3	2	83	2_canada_trudeau_canadians_canadian	[canada, trudeau, canadians, canadian, governm...

Hierarchical Topic Modeling Visualization

A video showing the hierarchical document visualization. A slider is used to iterate through the topic tree generated.

Intertopic Distance Map

A video showing the interactive function of an IDM. When the slider is moved, it changes the color of the topic bubble selected on the map

GitHub Gist

BERTopic is a low(er) barrier tool to topic modeling. If you are interested in trying it our for yourself, you can use this GitHub Gist I created. This notebook will generate a topic model and generate a hierarchical visualization and an intertopic distance map.

➡️ inputs: a Pandas dataframe with one atleast one column with text data.
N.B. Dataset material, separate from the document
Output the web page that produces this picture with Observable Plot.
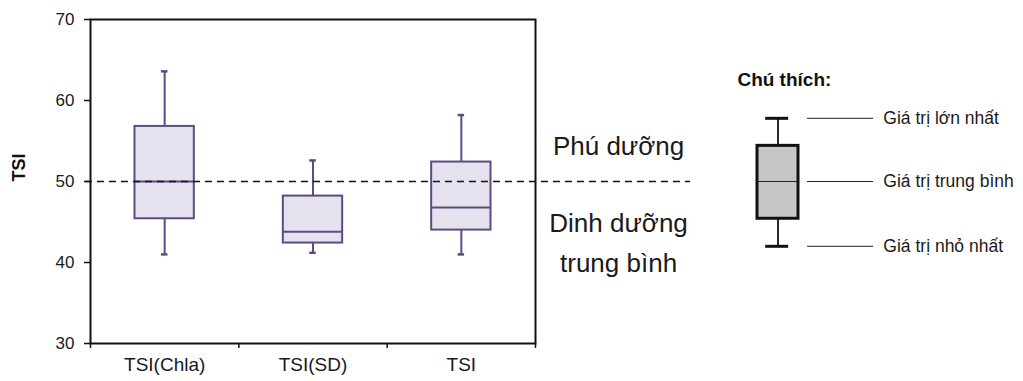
<!DOCTYPE html>
<html>
<head>
<meta charset="utf-8">
<script src="https://cdn.jsdelivr.net/npm/d3@7"></script>
<script src="https://cdn.jsdelivr.net/npm/@observablehq/plot@0.6"></script>
<style>
  html, body { margin: 0; padding: 0; background: #fff; }
  #chart { position: relative; width: 1023px; height: 381px; }
  #chart svg { position: absolute; left: 0; top: 0; }
</style>
</head>
<body>
<div id="chart"></div>
<script>
// ---- data ----
const categories = ["TSI(Chla)", "TSI(SD)", "TSI"];
const minValues = [41.0, 41.2, 41.0];
const q1Values = [45.4, 42.4, 44.0];
const medianValues = [50.0, 43.8, 46.8];
const q3Values = [56.8, 48.2, 52.4];
const maxValues = [63.6, 52.6, 58.2];
const thresholdValue = 50;
const yTicks = [30, 40, 50, 60, 70];
const yLabel = "TSI";
const upperZoneLabel = ["Phú dưỡng"];
const lowerZoneLabel = ["Dinh dưỡng", "trung bình"];
const legendTitle = "Chú thích:";
const legendLabels = ["Giá trị lớn nhất", "Giá trị trung bình", "Giá trị nhỏ nhất"];
const legendMin = 42.0, legendQ1 = 45.4, legendMedian = 50.0, legendQ3 = 54.4, legendMax = 57.8;

// ---- layout / style ----
const W = 1023, H = 381;
const FONT = "'Liberation Sans', Arial, sans-serif";
const boxFill = "#e6e1ef";
const boxStroke = "#5e4b80";
const yDomain = [30, 70];
const marginTop = 19, marginBottom = 38, marginLeft = 90, marginRight = 488;

const rows = categories.map((c, i) => ({
  cat: c, pos: i + 1,
  min: minValues[i], q1: q1Values[i], median: medianValues[i], q3: q3Values[i], max: maxValues[i]
}));

const halfBox = 0.2, halfCap = 0.022;

const main = Plot.plot({
  width: W, height: H,
  marginTop, marginBottom, marginLeft, marginRight,
  style: { fontFamily: FONT, color: "#1a1a1a", background: "transparent", overflow: "visible" },
  x: { domain: [0.5, 3.5] },
  y: { domain: yDomain },
  marks: [
    Plot.ruleX(rows, { x: "pos", y1: "min", y2: "q1", stroke: boxStroke, strokeWidth: 2 }),
    Plot.ruleX(rows, { x: "pos", y1: "q3", y2: "max", stroke: boxStroke, strokeWidth: 2 }),
    Plot.ruleY(rows, { y: "min", x1: d => d.pos - halfCap, x2: d => d.pos + halfCap, stroke: boxStroke, strokeWidth: 2.5 }),
    Plot.ruleY(rows, { y: "max", x1: d => d.pos - halfCap, x2: d => d.pos + halfCap, stroke: boxStroke, strokeWidth: 2.5 }),
    Plot.rect(rows, { x1: d => d.pos - halfBox, x2: d => d.pos + halfBox, y1: "q1", y2: "q3", fill: boxFill, stroke: boxStroke, strokeWidth: 2 }),
    Plot.ruleY(rows, { y: "median", x1: d => d.pos - halfBox, x2: d => d.pos + halfBox, stroke: boxStroke, strokeWidth: 2 }),
    Plot.ruleY([thresholdValue], { x1: 0.466, x2: 4.545, stroke: "#111", strokeWidth: 1.5, strokeDasharray: "7,5" }),
    Plot.frame({ stroke: "#111", strokeWidth: 2 }),
    Plot.axisY({ ticks: yTicks, tickSize: 6, tickPadding: 10, fontSize: 17, label: null, stroke: "#111", strokeWidth: 1.5 }),
    Plot.text([yLabel], { frameAnchor: "left", dx: -71, rotate: -90, fontWeight: "bold", fontSize: 18, fill: "#111" }),
    Plot.axisX({ ticks: [0.5, 1.5, 2.5, 3.5], tickSize: 5, tickFormat: () => "", label: null, stroke: "#111", strokeWidth: 1.5 }),
    Plot.axisX({ ticks: [1, 2, 3], tickSize: 0, tickPadding: 14, tickFormat: d => categories[d - 1], fontSize: 19, label: null }),
    Plot.text(upperZoneLabel, { x: 4.06, y: 54.3, fontSize: 26, fill: "#1a1a1a" }),
    Plot.text(lowerZoneLabel, { x: 4.06, y: (d, i) => [44.8, 39.9][i], fontSize: 26, fill: "#1a1a1a" })
  ]
});

const legendY = [legendMax, legendMedian, legendMin];
const legend = Plot.plot({
  width: W, height: H,
  marginTop, marginBottom, marginLeft: 757, marginRight: W - 798,
  style: { fontFamily: FONT, color: "#1a1a1a", background: "transparent", overflow: "visible" },
  x: { domain: [0, 1], axis: null },
  y: { domain: yDomain, axis: null },
  marks: [
    Plot.ruleX([0.5], { y1: legendQ3, y2: legendMax, stroke: "#111", strokeWidth: 1.8 }),
    Plot.ruleX([0.5], { y1: legendMin, y2: legendQ1, stroke: "#111", strokeWidth: 1.8 }),
    Plot.ruleY([legendMax, legendMin], { x1: 0.2, x2: 0.76, stroke: "#111", strokeWidth: 3 }),
    Plot.rect([0], { x1: 0, x2: 1, y1: legendQ1, y2: legendQ3, fill: "#c6c6c6", stroke: "#111", strokeWidth: 3 }),
    Plot.ruleY([legendMedian], { x1: 0, x2: 1, stroke: "#222", strokeWidth: 1 }),
    Plot.ruleY(legendY, { x1: 1.22, x2: 2.83, stroke: "#222", strokeWidth: 1 }),
    Plot.text(legendLabels, { x: 3.07, y: (d, i) => legendY[i], textAnchor: "start", fontSize: 17.5, fill: "#1a1a1a" }),
    Plot.text([legendTitle], { x: -0.49, y: 62.5, textAnchor: "start", fontSize: 19, fontWeight: "bold", fill: "#111" })
  ]
});

const root = document.getElementById("chart");
root.append(main, legend);
</script>
</body>
</html>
⬅️outputs: a trained topic model for your data, two interactive visualizations for exploratory analysis

If you want to learn more about how to save a BERTopic model to access it later, feel free to view my Model Serialization (ie pickling 🫙) tutorial. You will need a HuggingFace account to do store your freshly pickled model on the shelf.

BERTopic Gist.html

Benefits of Using Topic Models

Using a topic model can help support exploratory data analysis as well as a starting point for measurement (Grimmer et al: 2024). The goal of measurement is to identify a concept within your hypothesis. Using a topic model such as this will support exploration. Additionally, examining topics in this way could inform and support the development of a qualitative code book. Topic methods are essentially showing what words are most likely to appear near other words. When a corpora is especially large or complex to read this can provide an entry point into better understanding the data.

Limitations of Using Topic Models

Topic models, like all NLP methods are not actually reading the texts, however they do have the benefit of semantically reading the text and taking words into context so being able to parse the difference between “he got smoked” and “its smoking hot in here!”. However, in comparison to LDA or K-Means, BERTopic allows you to engage more deeply with the topics because it is semantically informed.